Is Star Agent a high rank in DXN?
Star Agent is a meaningful mid-tier rank in the DXN structure, reached after building consistent product volume across an active team. It is not the highest rank available — Diamond and above sit significantly higher — but it represents a genuine, functioning business with reliable monthly income rather than early-stage commissions. Reaching it in eighteen months while working full-time and starting from zero is a realistic but above-average timeline.
Did he pressure friends and family to join?
This is the question he gets asked most. His answer is direct: no — and he believes pressure is one of the main reasons people quit or damage relationships in this industry. Everyone who joined his team came after their own questions, not after a pitch. Many had been watching him use the products for months before they asked about the business side. Patience, he says, is not a soft skill in this context — it is a structural advantage.
How long before he earned meaningful income?
His first commission arrived at month four — small, but real. The income did not become meaningful — covering a significant monthly expense — until around month nine, when his team had reached a consistent level of activity. He advises new distributors to plan financially as though there will be no income for the first six months. That expectation makes the early stage feel sustainable rather than discouraging.
What would he do differently if he started again?

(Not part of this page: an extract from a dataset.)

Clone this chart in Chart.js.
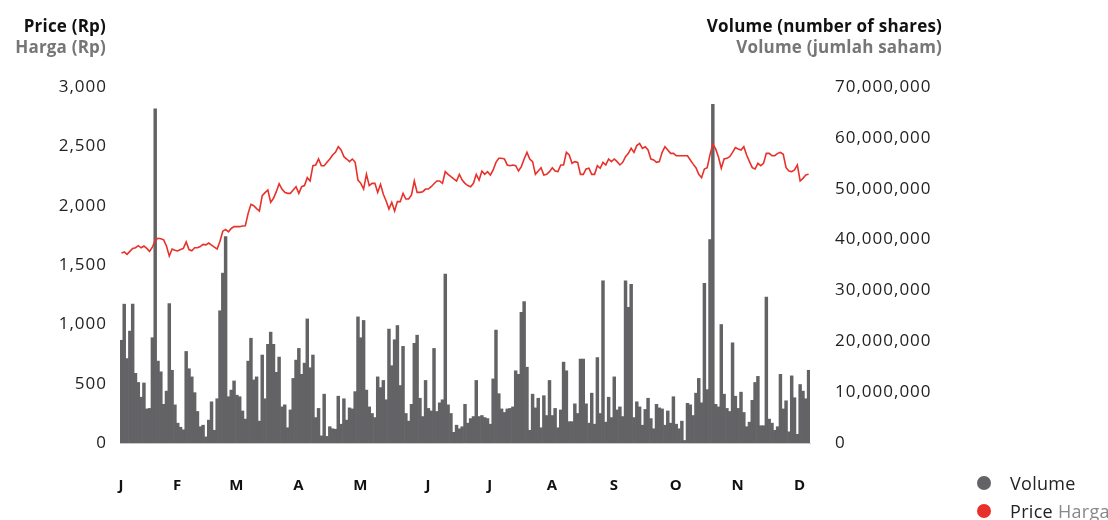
<!DOCTYPE html>
<html>
<head>
<meta charset="utf-8">
<script src="https://cdn.jsdelivr.net/npm/chart.js@4.4.1/dist/chart.umd.min.js"></script>
<style>
  body { margin: 0; background: #fff; font-family: "Open Sans", sans-serif; }
  #wrap { position: relative; width: 1108px; height: 520px; }
  canvas { position: absolute; left: 0; top: 0; }
  .t { position: absolute; font-size: 17px; font-weight: bold; line-height: 21px; letter-spacing: 0.2px; white-space: nowrap; }
  .dark { color: #111; }
  .grey { color: #767676; }
  .lg { position: absolute; font-size: 18px; line-height: 22px; letter-spacing: 0.3px; color: #222; white-space: nowrap; }
  .dot { position: absolute; width: 14px; height: 14px; border-radius: 50%; }
</style>
</head>
<body>
<div id="wrap">
  <canvas id="stock-chart" width="1108" height="520"></canvas>
  <div class="t dark" style="right:1002px; top:15px;">Price (Rp)</div>
  <div class="t grey" style="right:1002px; top:36px;">Harga (Rp)</div>
  <div class="t dark" style="right:166px; top:15px;">Volume (number of shares)</div>
  <div class="t grey" style="right:166px; top:36px;">Volume (jumlah saham)</div>
  <div class="dot" style="left:977px; top:476px; background:#636366;"></div>
  <div class="lg" style="left:1010px; top:472px;">Volume</div>
  <div class="dot" style="left:977px; top:504px; background:#e8312a;"></div>
  <div class="lg" style="left:1010px; top:500px;">Price <span style="color:#888">Harga</span></div>
</div>
<script>
// Month letters and the trading-day index where each one is printed
var monthLetters = ['J', 'F', 'M', 'A', 'M', 'J', 'J', 'A', 'S', 'O', 'N', 'D'];
var monthStartIdx = [0, 20, 41, 63, 85, 109, 131, 153, 175, 197, 219, 241];

// Daily closing price (Rp)
var price = [
  1600, 1610, 1590, 1615, 1640, 1646, 1663, 1645, 1660, 1640,
  1615, 1650, 1710, 1725, 1722, 1712, 1660, 1575, 1635, 1625,
  1618, 1630, 1640, 1695, 1630, 1620, 1645, 1645, 1655, 1674,
  1670, 1685, 1668, 1650, 1635, 1700, 1785, 1800, 1780, 1808,
  1823, 1823, 1823, 1828, 1831, 1935, 2011, 2000, 1975, 1955,
  2084, 2110, 2132, 2028, 2062, 2118, 2185, 2140, 2112, 2104,
  2104, 2132, 2160, 2104, 2160, 2169, 2236, 2208, 2337, 2343,
  2393, 2337, 2337, 2365, 2393, 2427, 2449, 2497, 2469, 2413,
  2393, 2371, 2393, 2365, 2216, 2188, 2140, 2264, 2169, 2188,
  2188, 2112, 2180, 2096, 2039, 1972, 2028, 1955, 2034, 2034,
  2104, 2056, 2056, 2090, 2208, 2112, 2112, 2118, 2140, 2140,
  2160, 2185, 2208, 2208, 2188, 2287, 2264, 2244, 2225, 2208,
  2264, 2216, 2188, 2169, 2160, 2188, 2264, 2216, 2292, 2264,
  2287, 2258, 2301, 2365, 2399, 2399, 2393, 2343, 2337, 2343,
  2337, 2292, 2329, 2393, 2449, 2393, 2371, 2264, 2292, 2320,
  2258, 2264, 2287, 2320, 2292, 2287, 2343, 2343, 2449, 2427,
  2357, 2371, 2365, 2264, 2264, 2309, 2315, 2264, 2264, 2337,
  2315, 2365, 2343, 2393, 2371, 2393, 2371, 2343, 2365, 2413,
  2441, 2483, 2449, 2506, 2525, 2483, 2497, 2469, 2393, 2385,
  2365, 2371, 2449, 2497, 2469, 2441, 2441, 2421, 2421, 2421,
  2421, 2421, 2385, 2350, 2320, 2264, 2236, 2309, 2320, 2430,
  2517, 2478, 2410, 2315, 2393, 2399, 2413, 2449, 2489, 2478,
  2469, 2497, 2427, 2371, 2320, 2309, 2357, 2337, 2357, 2441,
  2441, 2421, 2421, 2441, 2449, 2433, 2320, 2292, 2287, 2301,
  2343, 2208, 2230, 2258, 2264
];

// Daily traded volume, millions of shares
var volumeMillions = [
  20.2, 27.3, 16.6, 22.0, 27.3, 13.7, 11.9, 9.0, 11.8, 6.7,
  6.8, 20.7, 65.7, 16.1, 14.0, 7.6, 10.2, 27.4, 14.3, 7.5,
  3.9, 3.1, 2.6, 18.0, 14.6, 13.0, 9.9, 6.2, 3.2, 3.5,
  1.2, 4.5, 8.1, 2.5, 8.7, 26.0, 33.4, 40.6, 9.1, 10.4,
  12.2, 9.4, 9.1, 6.3, 4.7, 16.1, 20.6, 12.4, 13.0, 4.3,
  17.3, 8.7, 19.4, 21.8, 19.4, 13.9, 16.9, 7.1, 7.5, 3.0,
  6.5, 12.7, 16.3, 18.6, 13.5, 15.7, 24.4, 14.8, 17.3, 5.0,
  6.8, 1.4, 9.6, 1.3, 3.2, 2.8, 2.7, 9.2, 3.7, 8.7,
  4.5, 6.9, 6.7, 10.1, 24.8, 20.7, 24.1, 10.4, 7.1, 5.8,
  5.0, 13.0, 10.9, 12.3, 8.5, 22.4, 15.2, 20.3, 23.1, 11.3,
  19.0, 5.8, 4.3, 7.6, 19.6, 21.2, 8.8, 5.2, 12.3, 6.8,
  6.3, 18.6, 6.2, 7.9, 8.5, 33.2, 7.5, 5.8, 2.1, 3.5,
  2.8, 3.2, 7.6, 3.9, 4.8, 5.2, 12.3, 5.2, 5.4, 5.0,
  4.8, 3.7, 12.6, 22.2, 9.7, 6.7, 6.0, 6.7, 6.8, 7.1,
  14.2, 13.5, 25.7, 27.8, 14.9, 2.5, 9.6, 6.9, 8.8, 3.0,
  9.3, 5.4, 12.3, 5.4, 6.8, 3.0, 6.5, 15.9, 14.2, 4.2,
  4.2, 7.7, 5.8, 16.5, 16.5, 7.7, 3.9, 9.8, 3.7, 16.8,
  5.8, 31.9, 4.1, 9.0, 5.0, 13.0, 6.5, 7.1, 5.2, 31.9,
  26.7, 31.2, 5.0, 8.1, 7.1, 3.5, 6.6, 8.8, 4.8, 2.8,
  7.6, 6.9, 6.7, 3.5, 6.3, 3.9, 9.1, 3.7, 2.8, 4.3,
  0.5, 7.8, 7.5, 5.4, 9.8, 12.7, 7.9, 31.4, 10.5, 40.0,
  66.6, 7.6, 7.1, 23.3, 9.6, 6.8, 6.2, 19.7, 9.2, 6.8,
  10.0, 6.0, 3.2, 4.1, 8.4, 11.9, 13.1, 3.4, 3.4, 28.7,
  4.7, 3.9, 2.5, 3.2, 13.5, 6.7, 8.3, 2.2, 13.2, 8.9,
  1.7, 11.5, 10.2, 8.7, 14.3
];

// one category per trading day
var days = [];
for (var i = 0; i < price.length; i++) days.push(String(i + 1));

var volume = volumeMillions.map(function(v) { return v * 1000000; });

function fmt(n) {
  return Math.round(n).toString().replace(/\B(?=(\d{3})+(?!\d))/g, ',');
}

var tickFont = { family: '"Open Sans", sans-serif', size: 17 };

// reference tick labels are set a little wider than Open Sans
var spacingPlugin = {
  id: 'spacing',
  beforeDraw: function(chart) { chart.ctx.letterSpacing = '1px'; }
};

var ctx = document.getElementById('stock-chart').getContext('2d');
var chart = new Chart(ctx, {
  type: 'bar',
  data: {
    labels: days,
    datasets: [{
      type: 'line',
      label: 'Price',
      data: price,
      yAxisID: 'yPrice',
      borderColor: '#e8312a',
      borderWidth: 1.6,
      pointRadius: 0,
      tension: 0,
      order: 0
    }, {
      type: 'bar',
      label: 'Volume',
      data: volume,
      yAxisID: 'yVol',
      backgroundColor: '#636366',
      borderWidth: 0,
      barPercentage: 1.0,
      categoryPercentage: 1.0,
      order: 1
    }]
  },
  plugins: [spacingPlugin],
  options: {
    responsive: false,
    animation: false,
    layout: { padding: { top: 87, left: 0, right: 0, bottom: 0 } },
    plugins: {
      legend: { display: false },
      tooltip: { enabled: false }
    },
    scales: {
      x: {
        grid: { display: false, drawTicks: false },
        border: { display: true, color: '#c8c8c8', width: 1 },
        ticks: {
          autoSkip: false,
          maxRotation: 0,
          minRotation: 0,
          padding: 34,
          color: '#111',
          font: { family: '"Open Sans", sans-serif', size: 15, weight: 'bold' },
          callback: function(value, index) {
            var k = monthStartIdx.indexOf(index);
            return k >= 0 ? monthLetters[k] : '';
          }
        },
        afterFit: function(scale) { scale.height = 77; }
      },
      yPrice: {
        position: 'left',
        min: 0,
        max: 3000,
        grid: { display: false, drawTicks: false },
        border: { display: false },
        ticks: {
          stepSize: 500,
          padding: 13,
          color: '#222',
          font: tickFont,
          callback: function(v) { return fmt(v); }
        },
        afterFit: function(scale) { scale.width = 120; }
      },
      yVol: {
        position: 'right',
        min: 0,
        max: 70000000,
        grid: { display: false, drawTicks: false },
        border: { display: false },
        ticks: {
          stepSize: 10000000,
          padding: 25,
          color: '#222',
          font: tickFont,
          callback: function(v) { return fmt(v); }
        },
        afterFit: function(scale) { scale.width = 298; }
      }
    }
  }
});
</script>
</body>
</html>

He would start attending the weekly Zoom sessions earlier. He waited two months before attending his first one and says he lost time solving problems the community had already answered. He would also document his personal product results from day one — not for social media, just for his own reference. When he eventually talked to people, having a clear record of what he had noticed and when made those conversations more credible than his memory alone would have been.